Why those over 50 are upskilling
Bengaluru-based Vasudevan Murthy, 50, who teaches at various management institutes and universities, felt he needed to update his skills. So, he enrolled in an AI-ML (artificial intelligence-machine learning) course for Leaders at online platform Great Learning.
“One must move with time. I didn’t want to be outdated and wanted field experience to be blended with the latest trends, like machine learning and artificial intelligence,” he explained.
Murthy said that upskilling has helped him pass on the knowledge to his students who will be entering the corporate world and would need these skills. He said that there was also a lot of knowledge exchange with people from other sectors, which helped him gain new insights.
For many, upskilling has also given a fillip to their entrepreneurial ventures. For instance, 64-year-old Anup Saikia, who runs a real estate business in Kamrup, Assam, did the AI-ML course from Great Learning because he wanted to see how technology could be used to help boost his business.
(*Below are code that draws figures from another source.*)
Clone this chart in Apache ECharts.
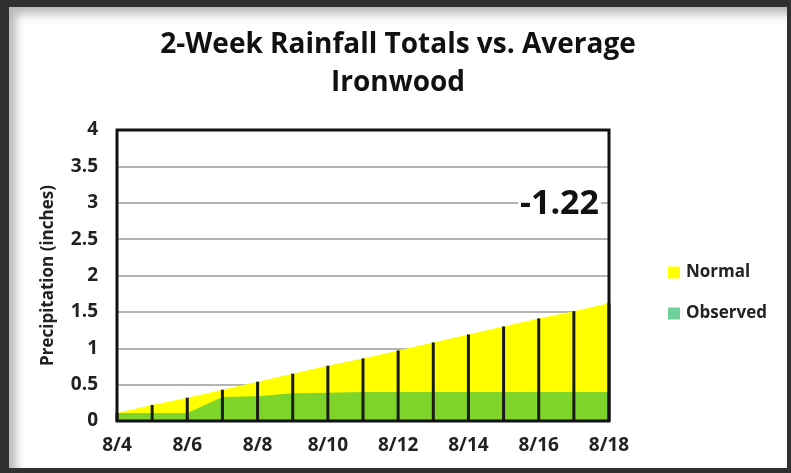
<!DOCTYPE html>
<html>
<head>
<meta charset="utf-8">
<script src="https://cdn.jsdelivr.net/npm/echarts@6/dist/echarts.min.js"></script>
<style>
  html, body { margin: 0; padding: 0; }
  body { width: 791px; height: 473px; background: #303030; position: relative; overflow: hidden; }
  #chart {
    position: absolute; left: 9px; top: 7px; width: 778px; height: 461px;
    background: #fff;
    box-shadow: inset 7px 7px 10px rgba(0,0,0,0.28);
  }
</style>
</head>
<body>
<div id="chart"></div>
<script>
  // days of the 2-week window
  const days = ['8/4','8/5','8/6','8/7','8/8','8/9','8/10','8/11','8/12','8/13','8/14','8/15','8/16','8/17','8/18'];
  // accumulated rainfall, inches
  const normal = [0.11, 0.22, 0.32, 0.43, 0.54, 0.65, 0.76, 0.86, 0.97, 1.08, 1.19, 1.30, 1.41, 1.51, 1.62];
  const observed = [0.11, 0.11, 0.11, 0.33, 0.34, 0.38, 0.39, 0.40, 0.40, 0.40, 0.40, 0.40, 0.40, 0.40, 0.40];
  const departure = '-1.22';

  const font = '"Open Sans", sans-serif';
  let myChart = echarts.init(document.getElementById('chart'));

  let option = {
    animation: false,
    textStyle: { fontFamily: font },
    title: {
      text: '2-Week Rainfall Totals vs. Average\nIronwood',
      left: 'center',
      top: 14,
      textStyle: { fontSize: 28, fontWeight: 'bold', color: '#111', lineHeight: 38, fontFamily: font }
    },
    grid: {  // plot box
      left: 108, right: 178, top: 123, bottom: 47,
      show: true, borderColor: '#111', borderWidth: 3, z: 5,
      backgroundColor: 'transparent'
    },
    legend: {
      orient: 'vertical',
      left: 659, top: 257,
      padding: 0,
      itemWidth: 12, itemHeight: 12, itemGap: 24,
      icon: 'rect',
      textStyle: { fontSize: 17, fontWeight: 'bold', color: '#222', fontFamily: font, padding: [0, 0, 0, 1] },
      data: [
        { name: 'Normal' },
        { name: 'Observed', itemStyle: { color: '#6fd19b' } }
      ]
    },
    xAxis: {
      type: 'category',
      data: days,
      boundaryGap: false,
      axisLine: { show: false },
      axisTick: { show: false },
      axisLabel: { interval: 1, margin: 15, fontSize: 19, fontWeight: 'bold', color: '#222', fontFamily: font }
    },
    yAxis: {
      type: 'value',
      min: 0, max: 4, interval: 0.5,
      name: 'Precipitation (inches)',
      nameLocation: 'middle',
      nameGap: 60,
      nameTextStyle: { fontSize: 17, fontWeight: 'bold', color: '#222', fontFamily: font },
      axisLine: { show: false },
      axisTick: { show: false },
      axisLabel: { margin: 19, fontSize: 19, fontWeight: 'bold', color: '#222', fontFamily: font },
      splitLine: { lineStyle: { color: '#b4b4b4', width: 2 } }
    },
    graphic: [{
      type: 'text',
      right: 186, top: 180,
      z: 10,
      style: {
        text: departure, fontSize: 34, fontWeight: 'bold', fill: '#111', fontFamily: font,
        backgroundColor: '#fff', padding: [0, 2, 0, 2]
      }
    }],
    series: [
      {
        name: 'Normal',
        type: 'line',
        data: normal,
        symbol: 'none',
        color: '#ffff00',
        lineStyle: { width: 0 },
        areaStyle: { color: '#ffff00', opacity: 1 },
        z: 1
      },
      {
        name: 'Observed',
        type: 'line',
        data: observed,
        symbol: 'none',
        color: '#7fd42a',
        lineStyle: { width: 0 },
        areaStyle: { color: '#7fd42a', opacity: 1 },
        z: 2
      },
      {
        name: 'drop',
        type: 'bar',
        data: normal,
        barWidth: 3,
        itemStyle: { color: '#1a1a1a' },
        z: 3
      }
    ]
  };
  myChart.setOption(option);
</script>
</body>
</html>
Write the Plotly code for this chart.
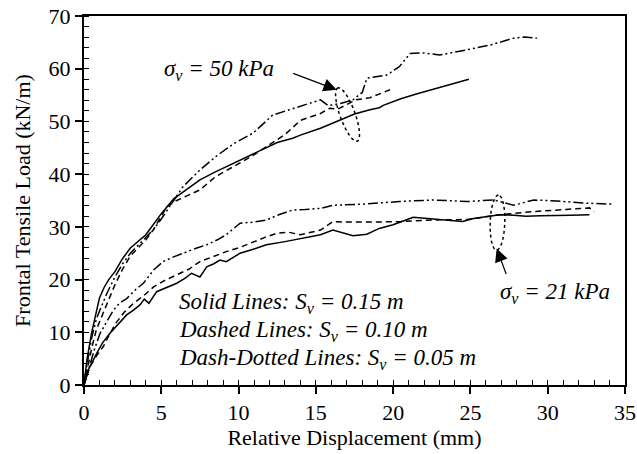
import numpy as np
import plotly.graph_objects as go

# ---- measured load-displacement curves -------------------------------------
# sigma_v = 50 kPa
x50_s15 = [0, 0.2, 0.5, 0.8, 1.0, 1.3, 1.6, 2.0, 2.5, 3.0, 3.5, 4.0, 4.5, 5.0, 5.8, 6.5, 7.5,
           8.4, 9.7, 10.5, 11.5, 12.5, 13.5, 14.0, 15.3, 16.6, 17.5, 18.5, 19.1, 19.4, 20.5,
           21.5, 22.5, 23.5, 24.2, 24.9]
y50_s15 = [0, 5, 10, 14, 16.5, 18.5, 20, 21.5, 24, 26, 27.3, 28.5, 30.5, 32.5, 35.3, 36.8, 38.9,
           40.3, 42.1, 43.3, 44.6, 46.0, 46.8, 47.4, 48.7, 50.3, 51.4, 52.2, 52.6, 53.1, 54.3,
           55.2, 56.0, 56.8, 57.3, 58.0]

x50_s10 = [0, 0.2, 0.5, 0.8, 1.0, 1.5, 2.0, 2.5, 3.0, 3.5, 4.0, 4.5, 5.35, 6.0, 7.5, 8.5, 9.7,
           10.8, 11.8, 13.0, 14.0, 15.3, 15.9, 16.4, 17.0, 17.6, 18.5, 19.8]
y50_s10 = [0, 3, 7, 10.5, 12, 15.5, 19, 22, 24.5, 26, 27.5, 29.5, 33.8, 35, 37, 39.5, 41.4,
           43.3, 45.2, 47.5, 50.2, 51.5, 52.5, 52.3, 53.2, 54.1, 54.5, 56.0]

x50_s05 = [0, 0.2, 0.5, 0.8, 1.0, 1.5, 2.0, 2.5, 3.0, 3.5, 4.0, 4.5, 5.0, 6.4, 7.5, 8.6, 9.7,
           10.95, 12.2, 13.5, 14.0, 15.3, 15.8, 16.6, 17.4, 18.0, 18.3, 19.6, 20.4, 21.1, 22.0,
           23.0, 24.8, 26.3, 27.8, 28.5, 29.3]
y50_s05 = [0, 4, 9, 12.5, 14, 17.5, 20.5, 23, 25, 26.5, 28, 29.5, 31.5, 37.6, 40.8, 43.5, 45.8,
           47.8, 51.2, 52.4, 52.8, 54.1, 53.0, 53.4, 54.1, 55.5, 58.2, 58.8, 60.4, 62.9, 63.0,
           62.6, 63.6, 64.5, 65.8, 66.0, 65.8]

# sigma_v = 21 kPa
x21_s15 = [0, 0.3, 0.82, 1.2, 1.68, 2.2, 2.76, 3.2, 3.62, 3.9, 4.2, 4.7, 5.3, 6.0, 6.5, 6.96,
           7.5, 7.94, 8.4, 8.8, 9.2, 10.1, 11.0, 11.8, 13.0, 14.0, 15.3, 16.1, 16.8, 17.4, 18.3,
           19.1, 20.0, 20.9, 21.3, 22.6, 23.5, 24.5, 25.2, 26.0, 26.9, 27.8, 28.6, 29.5, 30.4,
           31.5, 32.7]
y21_s15 = [0, 3, 6, 8, 9.8, 11.5, 13.3, 14.2, 15.2, 16.3, 15.5, 17.7, 18.5, 19.3, 20.2, 21.2,
           20.5, 22.4, 23.0, 23.7, 23.4, 25.0, 25.8, 26.6, 27.2, 27.8, 28.5, 29.4, 28.8, 28.3, 28.6,
           29.7, 30.4, 31.3, 31.8, 31.5, 31.3, 31.0, 31.6, 31.9, 32.3, 32.2, 32.0, 32.1, 32.1,
           32.2, 32.3]

x21_s10 = [0, 0.39, 0.8, 1.25, 1.6, 2.05, 2.6, 3.2, 3.8, 4.5, 5.2, 6.0, 6.8, 7.5, 8.3, 9.2,
           10.0, 10.95, 11.7, 12.5, 13.2, 14.0, 15.3, 16.1, 17.0, 18.5, 20.5, 22.6, 24.8, 26.9,
           29.1, 31.2, 32.7, 33.0]
y21_s10 = [0, 3.5, 5.5, 7.3, 9.3, 11.7, 13.8, 15.5, 16.8, 18.6, 19.8, 20.9, 22.0, 23.4, 24.3,
           25.3, 26.0, 27.2, 28.0, 28.8, 29.0, 28.5, 29.4, 31.0, 30.9, 30.9, 31.0, 31.3, 31.4,
           32.3, 32.9, 33.3, 33.6, 32.9]

x21_s05 = [0, 0.4, 0.7, 1.04, 1.5, 1.9, 2.3, 2.76, 3.3, 3.84, 4.5, 5.1, 5.8, 6.64, 7.3, 7.94,
           8.6, 9.2, 10.1, 11.0, 11.8, 12.6, 13.5, 14.3, 15.3, 16.1, 18.0, 20.4, 22.6, 24.8,
           26.5, 27.8, 29.1, 30.6, 32.5, 34.3]
y21_s05 = [0, 4, 7, 9.8, 12.3, 14.2, 15.5, 16.4, 18.0, 19.3, 21.8, 23.4, 24.3, 25.3, 26.0, 26.6,
           27.5, 28.5, 30.7, 30.9, 31.3, 32.3, 33.2, 33.3, 33.5, 34.1, 34.3, 34.8, 35.1, 34.8,
           35.1, 34.1, 35.1, 34.9, 34.5, 34.3]

x_ticks = [0, 5, 10, 15, 20, 25, 30, 35]
y_ticks = [0, 10, 20, 30, 40, 50, 60, 70]

FONT = "Liberation Serif"
SOLID = "solid"
DASHED = "6px,4px"
DASHDOT = "10px,3px,2px,3px,2px,3px"

fig = go.Figure()
series = [
    (x50_s15, y50_s15, SOLID), (x50_s10, y50_s10, DASHED), (x50_s05, y50_s05, DASHDOT),
    (x21_s15, y21_s15, SOLID), (x21_s10, y21_s10, DASHED), (x21_s05, y21_s05, DASHDOT),
]
for xs, ys, dash in series:
    fig.add_trace(go.Scatter(x=xs, y=ys, mode="lines", showlegend=False,
                             line=dict(color="black", width=1.5, dash=dash)))

# plot area geometry (pixels) used to draw round-looking ellipses in data space
W, H = 637, 454
ML, MR, MT, MB = 84, 12, 16, 69
px_per_x = (W - ML - MR) / 35.0
px_per_y = (H - MT - MB) / 70.0


def ellipse_path(cx, cy, a_px, b_px, tilt_deg, n=60):
    t = np.linspace(0, 2 * np.pi, n)
    th = np.deg2rad(tilt_deg)
    u = a_px * np.cos(t)
    v = b_px * np.sin(t)
    dx = u * np.cos(th) - v * np.sin(th)
    dy = u * np.sin(th) + v * np.cos(th)
    xs = cx + dx / px_per_x
    ys = cy + dy / px_per_y
    pts = [f"{x:.4f},{y:.4f}" for x, y in zip(xs, ys)]
    return "M" + " L".join(pts) + " Z"


fig.add_shape(type="path", path=ellipse_path(17.05, 51.3, 28.3, 7.5, 110),
              line=dict(color="black", width=1.5, dash="dot"))
fig.add_shape(type="path", path=ellipse_path(26.75, 30.8, 27.5, 7.3, 88),
              line=dict(color="black", width=1.5, dash="dot"))

note_font = dict(family=FONT, size=23, color="black")
fig.add_annotation(x=8.75, y=59.8, text="<i>σ<sub>v</sub> = 50 kPa</i>", showarrow=False,
                   font=note_font)
fig.add_annotation(x=30.47, y=17.4, text="<i>σ<sub>v</sub> = 21 kPa</i>", showarrow=False,
                   font=note_font)
fig.add_annotation(x=16.35, y=56.0, ax=-45, ay=-17, text="", showarrow=True,
                   arrowhead=2, arrowsize=2.2, arrowwidth=1.2, arrowcolor="black")
fig.add_annotation(x=26.7, y=25.9, ax=10, ay=27, text="", showarrow=True,
                   arrowhead=2, arrowsize=2.2, arrowwidth=1.2, arrowcolor="black")

legend_lines = [
    ("Solid Lines", "0.15", 15.6),
    ("Dashed Lines", "0.10", 10.3),
    ("Dash-Dotted Lines", "0.05", 5.0),
]
for name, sv, yy in legend_lines:
    fig.add_annotation(x=6.0, y=yy, xanchor="left", showarrow=False, font=note_font,
                       text=f"<i>{name}: S<sub>v</sub> = {sv} m</i>")

tick_font = dict(family=FONT, size=22, color="black")
xaxis = dict(
    range=[0, 35], tickmode="array", tickvals=x_ticks, ticktext=[str(v) for v in x_ticks],
    showline=True, linecolor="black", linewidth=2, mirror=True, automargin=False,
    ticks="outside", ticklen=7, tickwidth=1.5, tickcolor="black",
    showgrid=False, zeroline=False, tickfont=tick_font,
    title=dict(text="Relative Displacement (mm)", font=tick_font, standoff=4),
    minor=dict(ticks="inside", dtick=1, ticklen=5, tickwidth=1.2, tickcolor="black"),
)
yaxis = dict(
    range=[0, 70], tickmode="array", tickvals=y_ticks, ticktext=[str(v) for v in y_ticks],
    showline=True, linecolor="black", linewidth=2, mirror=True, automargin=False,
    ticks="outside", ticklen=7, tickwidth=1.5, tickcolor="black",
    showgrid=False, zeroline=False, tickfont=tick_font,
    title=dict(text="Frontal Tensile Load (kN/m)", font=tick_font, standoff=12),
    minor=dict(ticks="inside", dtick=2, ticklen=5, tickwidth=1.2, tickcolor="black"),
)

fig.update_layout(width=W, height=H, margin=dict(l=ML, r=MR, t=MT, b=MB),
                  font=dict(family=FONT, size=22, color="black"),
                  xaxis=xaxis, yaxis=yaxis,
                  plot_bgcolor="white", paper_bgcolor="white")

fig.write_html("out.html")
“I did not want to learn coding etc because it wasn’t relevant to my business. But there was a need to understand how modern technological tools can be beneficial in the real estate industry,” he explained.
Artificial intelligence and machine learning can be used to predict price fluctuations of properties in a designated area depending on past conditions and current market trends. Future property appreciation rates can also be gauged using AI.
“I took the AI-ML course to understand how modern business tools can be beneficial to my sector. I am a real estate professional. Those with entrepreneurial zeal need to have necessary support to take the business forward,” he added.
Upskilling courses have also helped a few to start their careers from scratch. Kishan Satpathy, 62, an automobile enthusiast from Rourkela, said that he pursued an online course in programming from an edtech firm so that he could set up his own blog.
“I have been an accountant all my life, so I really didn’t know how to share my passion for automobiles with the younger generation. I did a seven-month course and am now very close to setting up my own website, reviewing the latest automobiles and also providing trivia about cars and bikes,” he added.
The online upskilling industry for professionals is valued at around $2.5 billion in India. Here, professionals in the 30-45 age-group form the bulk of the business but industry sources said that the above 50-year category has seen the fastest growth — a whopping 40 percent — over the last year.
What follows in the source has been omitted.